Военный чрезвычайный посол Баварии в Берлине характеризовал такой образ мыслей как «настоящее раздражение старых пруссаков народными представителями». Однако такие люди, как генерал Гронер (швабский демократ), признавали, что во время его пребывания в Военной академии в Берлине в 90-х годах многие газеты, которые он читал, приводили его в ярость из-за постоянных нападок на рейхстаг. Более того, в своих мемуарах он описывает (и это можно принять за беспристрастное мнение) консервативный политический нрав академии. «Политика, – пишет он, – играла не большую роль в академии, чем в полку, и мои однокурсники из Северной Германии были не больше политически настроенными, чем я. По религиозным вопросам у нас возникали разногласия, ибо очень немногие кадеты были ярыми приверженцами капеллана Штокера. Но большинство вовсе не пользовались его идеями… Отставка Бисмарка и особенно канцлера Каприви и его неискреннее письмо от 9 июня 1892 года, как казалось всем, наложили крепкую узду на наше монархистское сознание. В разногласии между императором и прежним канцлером большинство из нас были на стороне Бисмарка…Даже высшие офицеры не обладали политическим чутьем, а не только те, кто находились среди кадетского корпуса… На флоте все было иначе. Иностранные путешествия лучше готовили морских офицеров, и они могли лучше судить о политических событиях. В армии единственными людьми, кого интересовала политика, были военные атташе» и, как он мог бы добавить, – военные полномочные послы, которых более крупные государства рейха направляли в Берлин.
«Паршивые овцы», следовавшие за капелланом Штекером, разумеется, были главным образом озабочены внутренней политикой, однако у них были противники, которые придерживались крайних взглядов относительно политики внешней. Типичный пример – вышеупомянутый генерал фон Бернарди, который распространял свои взгляды не только среди друзей, но и публично. Офицер, «игравший в политику», политический писатель в форме, был редким феноменом, и те, кто заработал такой ярлык за последние двадцать – тридцать лет перед 1914 годом, конечно же не всегда были такими яростными сторонниками пангерманского национализма, как Бернарди. Но если едва ли имелся какой-то верхний предел для тех, кто занимал подобную позицию, то нижний предел существовал.
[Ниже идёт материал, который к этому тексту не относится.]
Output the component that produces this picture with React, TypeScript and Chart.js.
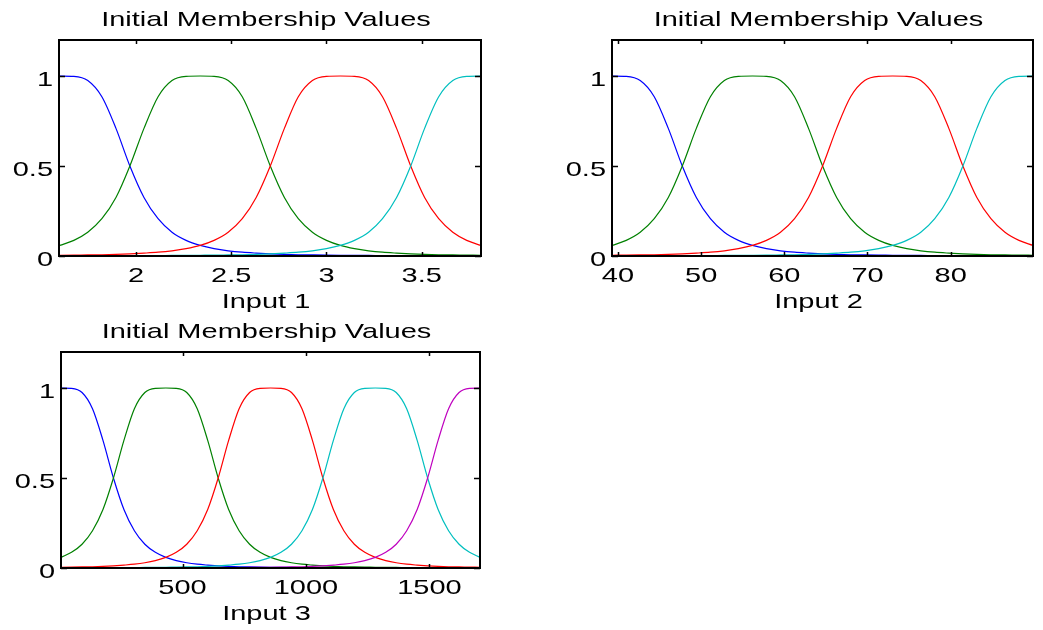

Для регулярных офицеров «игра в политику» была довольно деликатным, ограниченным делом, и, как правило, дисциплинарная сторона для большинства из них не всегда играла здесь решающую роль. Впрочем, не для офицеров, получавших половину ставки, или для отставников. Увеличение числа офицеров в связи с расширением армии в 1860 году привело к росту числа военных, вышедших в отставку. Большинство из них дошло лишь до чина майора и находилось в полном расцвете физических и интеллектуальных сил, однако пенсии у них, как правило, были маленькие. Если у них не было других средств к существованию, то они зачастую были вынуждены или, во всяком случае, испытывали соблазн попытаться зарабатывать больше, находясь на гражданке. Они содержали государственные конторы по продаже лотереи, становились секретарями в госпиталях или занимались чем-то подобным. Между тем некоторые пытались попробовать свои силы в писательском труде, точно так же, как это делали многие в XVII веке, когда после окончания Тридцатилетней войны им пришлось зарабатывать себе на хлеб любыми путями. Именно тогда поэт из Клева написал свои сатирические вирши:
Sonst war der blanke Degen
Der Feder uberlegen,
Nun wendet sich das Blatt:
Der Degen stecht im Leder,
Man sucht hervor die Feder
Dieweil man Frieden hat.
Эти вирши можно перевести примерно так:
Недавно мы знали время,
Когда меч был сильнее пера.
Теперь все перевернулось.
Солдат отложил клинок,
А перо его затачивается для драки:
Ибо мир нарушен.
Ближе к концу XIX века газеты, периодические издания и печатные материалы в целом стали появляться в большом количестве, что давало возможность вышедшему в отставку офицеру больше возможностей испытать себя в сочинительстве. Более того, сильная тяга к получению образования среди офицерского корпуса устранила остроту (хотя далеко не полностью) старого антагонизма между «борзописцами» и «шляпниками с загнутыми краями».